A quel âge faut-il parler de la santé reproductive ou de la sexualité ?
A 9 ou 10 ans. Dans le système éducatif du Burundi, le cours concernant la santé reproductive est donné trop tard. Vers la fin du cycle secondaire. Pourtant, à cet âge, la jeune fille a déjà eu ses premières menstruations. Et puis le sujet reste toujours un tabou dans notre société. L’école doit prendre la relève et donner les bonnes informations le plus tôt possible.
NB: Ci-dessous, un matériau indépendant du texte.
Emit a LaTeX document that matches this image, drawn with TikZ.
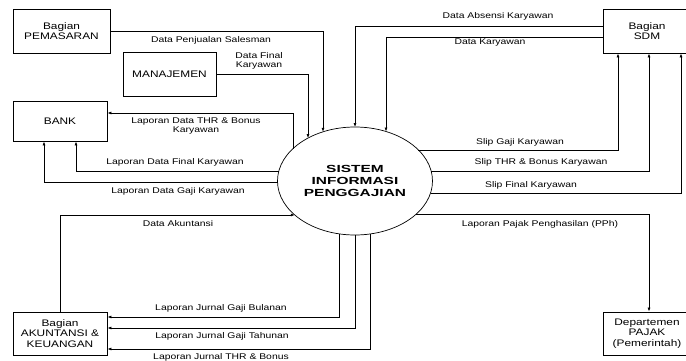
\documentclass[tikz,border=0pt]{standalone}
\usepackage{fontspec}
\setmainfont{Liberation Sans}[FakeStretch=1.25]
\newfontfamily\sysfont{Liberation Sans}[FakeStretch=1.5]
\usetikzlibrary{shapes.geometric,arrows.meta}
\begin{document}
\begin{tikzpicture}[x=1pt,y=-1pt,
  entity/.style={draw,line width=0.8pt,inner sep=0pt,align=center,
    font=\fontsize{9.5}{10.5}\selectfont},
  flow/.style={draw,line width=0.7pt,-{Latex[length=4pt,width=3pt]}},
  lbl/.style={inner sep=0pt,align=center,font=\fontsize{8.3}{8.6}\selectfont},
  % border of the process ellipse: centre (355,181), radii 77.5 x 54
  declare function={rimy(\x)=54*sqrt(1-((\x-355)/77.5)^2);
                    rimx(\y)=77.5*sqrt(1-((\y-181)/54)^2);}]
\useasboundingbox (0,0) rectangle (686,361);

% external entities
\node[entity,minimum width=97pt,minimum height=44pt] (pem) at (61.5,31) {Bagian\\PEMASARAN};
\node[entity,minimum width=93pt,minimum height=44pt] (man) at (169.5,74) {MANAJEMEN};
\node[entity,minimum width=94pt,minimum height=40pt] (bank) at (60,121) {BANK};
\node[entity,minimum width=88pt,minimum height=44pt] (sdm) at (647,31) {Bagian\\SDM};
\node[entity,minimum width=94pt,minimum height=43pt] (akt) at (60,333.5) {Bagian\\AKUNTANSI \&\\KEUANGAN};
\node[entity,minimum width=88pt,minimum height=43pt] (pajak) at (647,333.5) {Departemen\\PAJAK\\(Pemerintah)};

% process
\node[draw,ellipse,line width=0.7pt,minimum width=155pt,minimum height=108pt,inner sep=0pt,
      align=center,font=\sysfont\bfseries\fontsize{10.3}{12}\selectfont] (sys) at (355,181)
      {SISTEM\\INFORMASI\\PENGGAJIAN};

% points on the ellipse border where the flows meet it
\coordinate (pemIn) at (323,{181-rimy(323)});
\coordinate (manIn) at (308,{181-rimy(308)});
\coordinate (absIn) at (355,{181-rimy(355)});
\coordinate (kryIn) at (386,{181-rimy(386)});
\coordinate (gajiOut) at ({355+rimx(150)},150);
\coordinate (thrOut) at ({355+rimx(171)},171);
\coordinate (finOut) at ({355+rimx(193)},193);
\coordinate (bnkThr) at (293,{181-rimy(293)});
\coordinate (bnkFin) at ({355-rimx(171)},171);
\coordinate (bnkGaji) at ({355-rimx(182)},182);
\coordinate (aktIn) at ({355-rimx(215)},215);
\coordinate (jBul) at (339,{181+rimy(339)});
\coordinate (jTah) at (355,{181+rimy(355)});
\coordinate (jThr) at (370,{181+rimy(370)});
\coordinate (pphOut) at ({355+rimx(214)},214);

% data flows
\draw[flow] (pem.east) -| (pemIn);
\draw[flow] (man.east) -| (manIn);
\draw[flow] ([yshift=5pt]sdm.west) -| (absIn);
\draw[flow] ([yshift=-6pt]sdm.west) -| (kryIn);
\draw[flow] (gajiOut) -| ([xshift=-29pt]sdm.south);
\draw[flow] (thrOut) -| ([xshift=2pt]sdm.south);
\draw[flow] (finOut) -| ([xshift=34pt]sdm.south);
\draw[flow] (bnkThr) |- ([yshift=8pt]bank.east);
\draw[flow] (bnkFin) -| ([xshift=16pt]bank.south);
\draw[flow] (bnkGaji) -| ([xshift=-16pt]bank.south);
\draw[flow] (akt.north) |- (aktIn);
\draw[flow] (jBul) |- ([yshift=16.5pt]akt.east);
\draw[flow] (jTah) |- ([yshift=5.5pt]akt.east);
\draw[flow] (jThr) |- ([yshift=-15.5pt]akt.east);
\draw[flow] (pphOut) -| ([xshift=2pt]pajak.north);

% flow labels
\node[lbl] (lPem) at (211,40) {Data Penjualan Salesman};
\node[lbl] (lMan) at (259,61) {Data Final\\Karyawan};
\node[lbl] (lAbs) at (498,16) {Data Absensi Karyawan};
\node[lbl] (lKry) at (490,43) {Data Karyawan};
\node[lbl] (lGaji) at (520,142) {Slip Gaji Karyawan};
\node[lbl] (lThr) at (541,162) {Slip THR \& Bonus Karyawan};
\node[lbl] (lFin) at (531,185) {Slip Final Karyawan};
\node[lbl] (lBThr) at (196,126) {Laporan Data THR \& Bonus\\Karyawan};
\node[lbl] (lBFin) at (175,162) {Laporan Data Final Karyawan};
\node[lbl] (lBGaji) at (178,191) {Laporan Data Gaji Karyawan};
\node[lbl] (lAkt) at (178,224) {Data Akuntansi};
\node[lbl] (lPph) at (540,224) {Laporan Pajak Penghasilan (PPh)};
\node[lbl] (lJBul) at (221,308) {Laporan Jurnal Gaji Bulanan};
\node[lbl] (lJTah) at (222,336) {Laporan Jurnal Gaji Tahunan};
\node[lbl] (lJThr) at (221,357) {Laporan Jurnal THR \& Bonus};
\end{tikzpicture}
\end{document}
L’école est un milieu sûr où les jeunes peuvent apprendre à briser les tabous liés à la sexualité avec une approche scientifique qui rend ce genre de sujet moins gênant.
Que faire pour briser le tabou sur la sexualité au Burundi ?
Avec mon expérience, je dirais que la meilleure façon de briser le tabou sur les sujets liés à la sexualité, c’est de rappeler le lien direct qui existe entre ces sujets et les enjeux réels que cela implique dans la vie du pays : santé, éducation, économie, égalité des genres. Il faut analyser les impacts négatifs causés par le manque d’informations et d’accompagnement chez les jeunes et se demander le coût de l’inaction. La sexualité doit pouvoir être abordée sans honte.
Croyez-vous à la bonté de l’Homme
Oui, j’y crois dur comme fer pour la simple raison : l’homme a été créé à l’image de Dieu, un Dieu qui est bon. De surcroît, comme disait Jean Jacques Rousseau : « L’homme est naturellement bon, c’est la société qui le corrompt. »
Pensez-vous à la mort ?
Oui, j’y pense et des fois, je dois avouer qu’elle me fait un peu peur. Je n’aimerais pas qu’elle me surprenne avant de voir mon fils grandir, mes rêves se réaliser. C’est pour cela que je fais de mon mieux pour vivre ma vie pleinement tant que c’est encore possible.
Si vous comparaissez devant Dieu, qu’est-ce que vous lui direz ?
Je le remercierai pour son Amour inconditionnel et lui demanderai de m’utiliser pour guider les miens encore sur terre.